| What the task requires |
Extract exactly the run of lines starting at the line that holds "Rebuild this chart" and ending at the line that holds "from matplotlib.lines import Line2D", both included.

Stored entries
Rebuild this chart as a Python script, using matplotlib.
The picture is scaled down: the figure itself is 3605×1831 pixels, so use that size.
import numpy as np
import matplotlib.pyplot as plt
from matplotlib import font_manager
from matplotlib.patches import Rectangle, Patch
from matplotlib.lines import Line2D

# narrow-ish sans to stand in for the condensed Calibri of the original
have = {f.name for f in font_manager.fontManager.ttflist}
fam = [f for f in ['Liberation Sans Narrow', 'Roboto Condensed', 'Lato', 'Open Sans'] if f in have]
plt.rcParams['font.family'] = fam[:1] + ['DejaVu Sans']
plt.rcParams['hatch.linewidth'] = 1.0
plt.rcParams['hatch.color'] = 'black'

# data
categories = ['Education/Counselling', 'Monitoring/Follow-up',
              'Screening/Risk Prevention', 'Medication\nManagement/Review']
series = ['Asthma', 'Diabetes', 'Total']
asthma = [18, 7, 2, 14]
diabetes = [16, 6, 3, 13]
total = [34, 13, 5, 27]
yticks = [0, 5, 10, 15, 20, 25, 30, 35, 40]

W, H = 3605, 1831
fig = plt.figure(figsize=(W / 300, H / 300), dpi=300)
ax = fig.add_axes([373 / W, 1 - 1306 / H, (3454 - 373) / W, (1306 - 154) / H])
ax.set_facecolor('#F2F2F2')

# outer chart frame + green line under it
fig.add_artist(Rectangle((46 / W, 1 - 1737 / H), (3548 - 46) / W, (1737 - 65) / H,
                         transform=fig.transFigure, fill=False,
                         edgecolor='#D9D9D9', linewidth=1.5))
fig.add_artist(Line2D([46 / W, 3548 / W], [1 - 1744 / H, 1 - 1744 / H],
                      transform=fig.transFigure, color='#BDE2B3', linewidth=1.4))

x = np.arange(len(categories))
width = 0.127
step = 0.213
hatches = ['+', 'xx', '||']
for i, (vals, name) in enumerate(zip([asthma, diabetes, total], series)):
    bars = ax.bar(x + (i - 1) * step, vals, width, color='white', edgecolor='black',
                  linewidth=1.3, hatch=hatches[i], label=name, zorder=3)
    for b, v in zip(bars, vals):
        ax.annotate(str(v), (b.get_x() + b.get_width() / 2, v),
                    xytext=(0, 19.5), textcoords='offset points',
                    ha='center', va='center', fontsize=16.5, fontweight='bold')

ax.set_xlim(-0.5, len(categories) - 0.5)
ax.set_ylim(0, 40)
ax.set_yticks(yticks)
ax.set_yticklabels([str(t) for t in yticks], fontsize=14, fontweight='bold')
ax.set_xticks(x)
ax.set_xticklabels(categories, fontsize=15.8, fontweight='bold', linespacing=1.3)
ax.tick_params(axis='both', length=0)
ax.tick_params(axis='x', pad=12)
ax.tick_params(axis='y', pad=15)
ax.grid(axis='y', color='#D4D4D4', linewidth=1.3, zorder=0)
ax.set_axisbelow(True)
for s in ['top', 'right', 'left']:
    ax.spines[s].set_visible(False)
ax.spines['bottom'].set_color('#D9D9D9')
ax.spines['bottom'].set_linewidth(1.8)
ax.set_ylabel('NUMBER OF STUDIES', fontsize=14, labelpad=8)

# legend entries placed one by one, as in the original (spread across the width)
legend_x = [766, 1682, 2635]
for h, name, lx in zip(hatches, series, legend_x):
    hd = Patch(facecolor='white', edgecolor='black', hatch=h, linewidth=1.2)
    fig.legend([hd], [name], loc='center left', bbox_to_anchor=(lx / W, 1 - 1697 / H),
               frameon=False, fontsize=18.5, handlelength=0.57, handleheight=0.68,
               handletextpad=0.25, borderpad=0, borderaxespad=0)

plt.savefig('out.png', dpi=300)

* * *

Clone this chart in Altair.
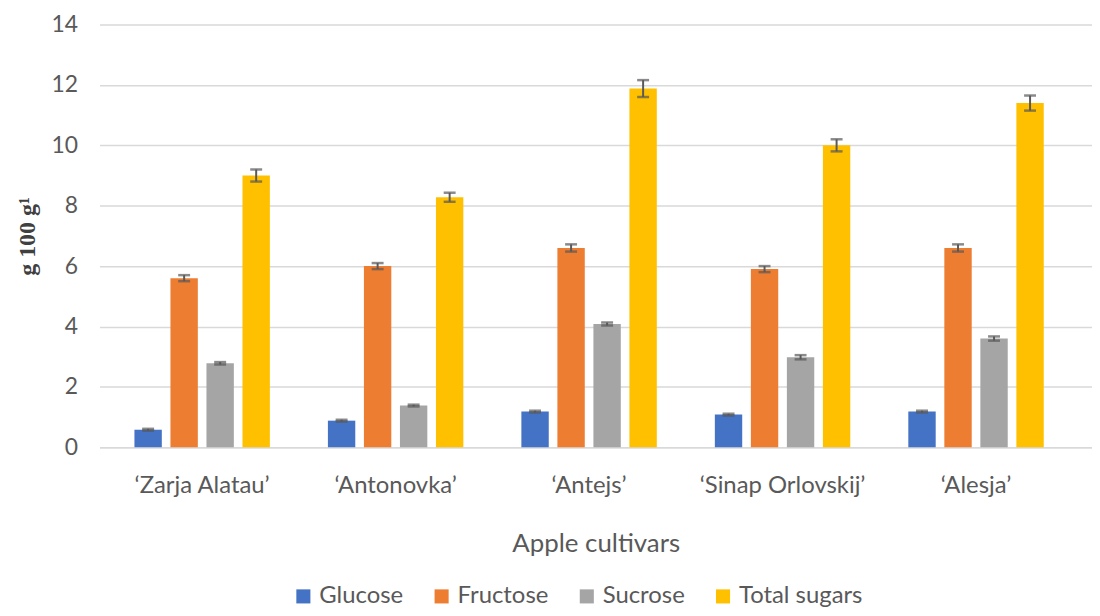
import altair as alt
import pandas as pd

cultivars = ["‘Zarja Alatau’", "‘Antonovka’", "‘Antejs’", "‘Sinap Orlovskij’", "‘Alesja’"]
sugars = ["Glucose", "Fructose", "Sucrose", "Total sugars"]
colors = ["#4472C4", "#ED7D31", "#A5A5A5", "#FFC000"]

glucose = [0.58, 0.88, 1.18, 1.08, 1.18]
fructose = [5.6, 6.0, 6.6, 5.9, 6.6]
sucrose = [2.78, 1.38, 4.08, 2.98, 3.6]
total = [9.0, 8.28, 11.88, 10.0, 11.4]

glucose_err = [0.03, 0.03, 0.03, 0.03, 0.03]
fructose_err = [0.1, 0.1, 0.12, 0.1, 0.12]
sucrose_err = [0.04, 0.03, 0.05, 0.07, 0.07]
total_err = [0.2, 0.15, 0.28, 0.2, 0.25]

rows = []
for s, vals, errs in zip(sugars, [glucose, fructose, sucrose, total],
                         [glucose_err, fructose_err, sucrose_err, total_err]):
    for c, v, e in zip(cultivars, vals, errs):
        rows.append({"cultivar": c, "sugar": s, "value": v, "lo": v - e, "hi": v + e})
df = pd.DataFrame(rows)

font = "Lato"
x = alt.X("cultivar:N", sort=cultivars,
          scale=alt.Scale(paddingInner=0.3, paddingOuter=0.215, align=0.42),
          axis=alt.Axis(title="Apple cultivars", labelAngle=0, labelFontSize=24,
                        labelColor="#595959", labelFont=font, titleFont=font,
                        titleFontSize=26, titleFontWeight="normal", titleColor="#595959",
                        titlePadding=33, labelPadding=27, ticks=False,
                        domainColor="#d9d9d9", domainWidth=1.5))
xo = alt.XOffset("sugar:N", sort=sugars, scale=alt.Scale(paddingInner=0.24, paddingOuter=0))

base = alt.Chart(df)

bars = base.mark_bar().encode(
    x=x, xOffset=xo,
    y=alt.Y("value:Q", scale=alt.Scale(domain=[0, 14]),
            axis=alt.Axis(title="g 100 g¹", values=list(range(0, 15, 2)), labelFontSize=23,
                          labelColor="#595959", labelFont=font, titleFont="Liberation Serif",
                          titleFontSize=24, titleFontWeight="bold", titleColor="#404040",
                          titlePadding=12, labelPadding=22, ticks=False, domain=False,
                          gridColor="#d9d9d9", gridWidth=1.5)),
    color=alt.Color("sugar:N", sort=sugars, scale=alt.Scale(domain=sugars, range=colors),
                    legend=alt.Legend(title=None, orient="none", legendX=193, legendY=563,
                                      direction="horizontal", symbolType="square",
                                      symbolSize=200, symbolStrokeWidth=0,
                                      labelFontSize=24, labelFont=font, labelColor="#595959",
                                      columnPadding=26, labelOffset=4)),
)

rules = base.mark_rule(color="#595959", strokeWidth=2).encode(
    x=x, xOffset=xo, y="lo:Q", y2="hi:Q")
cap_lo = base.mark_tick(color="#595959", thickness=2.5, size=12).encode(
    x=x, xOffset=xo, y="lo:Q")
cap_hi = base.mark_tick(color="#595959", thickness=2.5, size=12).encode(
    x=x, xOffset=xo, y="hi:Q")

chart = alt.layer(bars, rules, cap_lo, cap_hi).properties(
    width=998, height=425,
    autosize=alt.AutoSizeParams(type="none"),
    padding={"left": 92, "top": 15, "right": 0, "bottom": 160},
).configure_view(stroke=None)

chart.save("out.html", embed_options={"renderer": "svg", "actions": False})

* * *

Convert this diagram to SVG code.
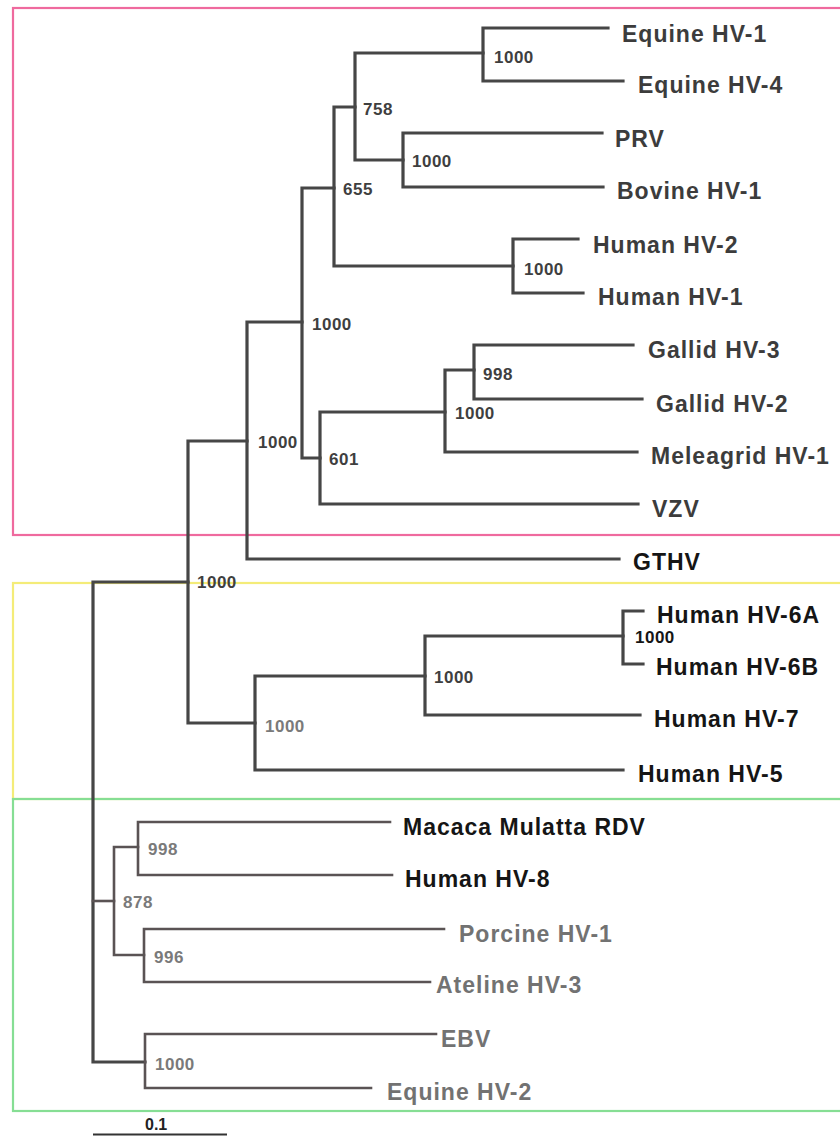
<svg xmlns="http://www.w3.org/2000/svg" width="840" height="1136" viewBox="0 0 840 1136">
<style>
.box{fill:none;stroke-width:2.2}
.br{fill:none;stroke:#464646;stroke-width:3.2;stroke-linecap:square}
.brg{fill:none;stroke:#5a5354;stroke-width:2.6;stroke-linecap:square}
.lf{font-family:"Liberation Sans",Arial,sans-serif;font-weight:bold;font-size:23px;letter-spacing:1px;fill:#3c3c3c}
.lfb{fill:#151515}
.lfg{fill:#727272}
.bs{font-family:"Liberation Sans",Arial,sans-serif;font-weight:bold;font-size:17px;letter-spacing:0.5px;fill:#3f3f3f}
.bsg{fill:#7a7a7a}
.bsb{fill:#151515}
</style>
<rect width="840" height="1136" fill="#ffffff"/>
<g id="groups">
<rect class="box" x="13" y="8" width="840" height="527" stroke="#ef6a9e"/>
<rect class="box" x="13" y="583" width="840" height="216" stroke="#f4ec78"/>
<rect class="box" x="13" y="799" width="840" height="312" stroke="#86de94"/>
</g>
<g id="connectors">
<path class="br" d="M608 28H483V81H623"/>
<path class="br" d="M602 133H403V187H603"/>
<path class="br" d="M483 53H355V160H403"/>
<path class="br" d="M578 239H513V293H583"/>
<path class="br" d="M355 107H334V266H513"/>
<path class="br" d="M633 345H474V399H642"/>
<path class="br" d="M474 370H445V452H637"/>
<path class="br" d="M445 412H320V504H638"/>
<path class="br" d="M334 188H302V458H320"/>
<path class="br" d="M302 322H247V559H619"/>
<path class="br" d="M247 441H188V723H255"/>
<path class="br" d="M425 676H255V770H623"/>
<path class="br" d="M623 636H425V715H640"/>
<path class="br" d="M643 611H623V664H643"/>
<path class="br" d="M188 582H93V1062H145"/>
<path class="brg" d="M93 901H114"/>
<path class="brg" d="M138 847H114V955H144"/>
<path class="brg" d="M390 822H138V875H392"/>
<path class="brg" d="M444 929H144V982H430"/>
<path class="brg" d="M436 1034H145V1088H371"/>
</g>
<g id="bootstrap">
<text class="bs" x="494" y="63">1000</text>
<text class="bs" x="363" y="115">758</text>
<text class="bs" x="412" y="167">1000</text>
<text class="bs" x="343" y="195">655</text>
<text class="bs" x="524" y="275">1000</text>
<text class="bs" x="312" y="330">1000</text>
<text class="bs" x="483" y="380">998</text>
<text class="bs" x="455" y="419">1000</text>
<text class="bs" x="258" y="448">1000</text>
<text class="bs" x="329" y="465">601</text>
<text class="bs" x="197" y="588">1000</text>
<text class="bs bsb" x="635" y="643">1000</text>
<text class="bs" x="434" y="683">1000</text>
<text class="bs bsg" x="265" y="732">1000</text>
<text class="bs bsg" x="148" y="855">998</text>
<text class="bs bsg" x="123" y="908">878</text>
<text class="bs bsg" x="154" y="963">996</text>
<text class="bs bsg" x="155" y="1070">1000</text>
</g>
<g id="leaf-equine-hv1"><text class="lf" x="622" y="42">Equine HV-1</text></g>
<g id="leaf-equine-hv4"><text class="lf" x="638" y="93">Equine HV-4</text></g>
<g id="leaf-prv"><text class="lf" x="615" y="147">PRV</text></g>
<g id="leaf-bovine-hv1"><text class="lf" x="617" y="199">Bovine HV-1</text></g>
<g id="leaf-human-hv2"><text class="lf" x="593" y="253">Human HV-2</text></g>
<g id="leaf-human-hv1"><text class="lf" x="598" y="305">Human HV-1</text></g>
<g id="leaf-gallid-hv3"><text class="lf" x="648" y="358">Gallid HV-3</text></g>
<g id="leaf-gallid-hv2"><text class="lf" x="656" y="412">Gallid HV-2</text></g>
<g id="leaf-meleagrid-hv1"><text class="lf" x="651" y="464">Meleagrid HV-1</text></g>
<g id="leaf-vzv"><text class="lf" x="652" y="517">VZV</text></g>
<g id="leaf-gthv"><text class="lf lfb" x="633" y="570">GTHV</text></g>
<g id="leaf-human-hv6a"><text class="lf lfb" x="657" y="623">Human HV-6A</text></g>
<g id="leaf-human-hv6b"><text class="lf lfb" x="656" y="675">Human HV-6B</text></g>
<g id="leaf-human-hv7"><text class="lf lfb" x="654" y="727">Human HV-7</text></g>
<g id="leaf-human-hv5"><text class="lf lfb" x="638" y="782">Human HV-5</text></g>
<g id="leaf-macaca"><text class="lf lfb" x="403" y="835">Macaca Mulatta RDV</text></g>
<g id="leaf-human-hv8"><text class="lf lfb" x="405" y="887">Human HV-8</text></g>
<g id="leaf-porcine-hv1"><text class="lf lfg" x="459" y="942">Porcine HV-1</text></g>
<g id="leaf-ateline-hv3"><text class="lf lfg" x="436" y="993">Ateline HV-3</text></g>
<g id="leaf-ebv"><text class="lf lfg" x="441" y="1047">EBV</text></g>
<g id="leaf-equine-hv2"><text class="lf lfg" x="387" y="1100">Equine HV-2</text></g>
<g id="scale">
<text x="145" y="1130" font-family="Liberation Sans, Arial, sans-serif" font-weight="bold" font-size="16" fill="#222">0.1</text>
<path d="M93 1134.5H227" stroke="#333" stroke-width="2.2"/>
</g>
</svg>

| Finished answer |
Rebuild this chart as a Python script, using matplotlib.
The picture is scaled down: the figure itself is 3605×1831 pixels, so use that size.
import numpy as np
import matplotlib.pyplot as plt
from matplotlib import font_manager
from matplotlib.patches import Rectangle, Patch
from matplotlib.lines import Line2D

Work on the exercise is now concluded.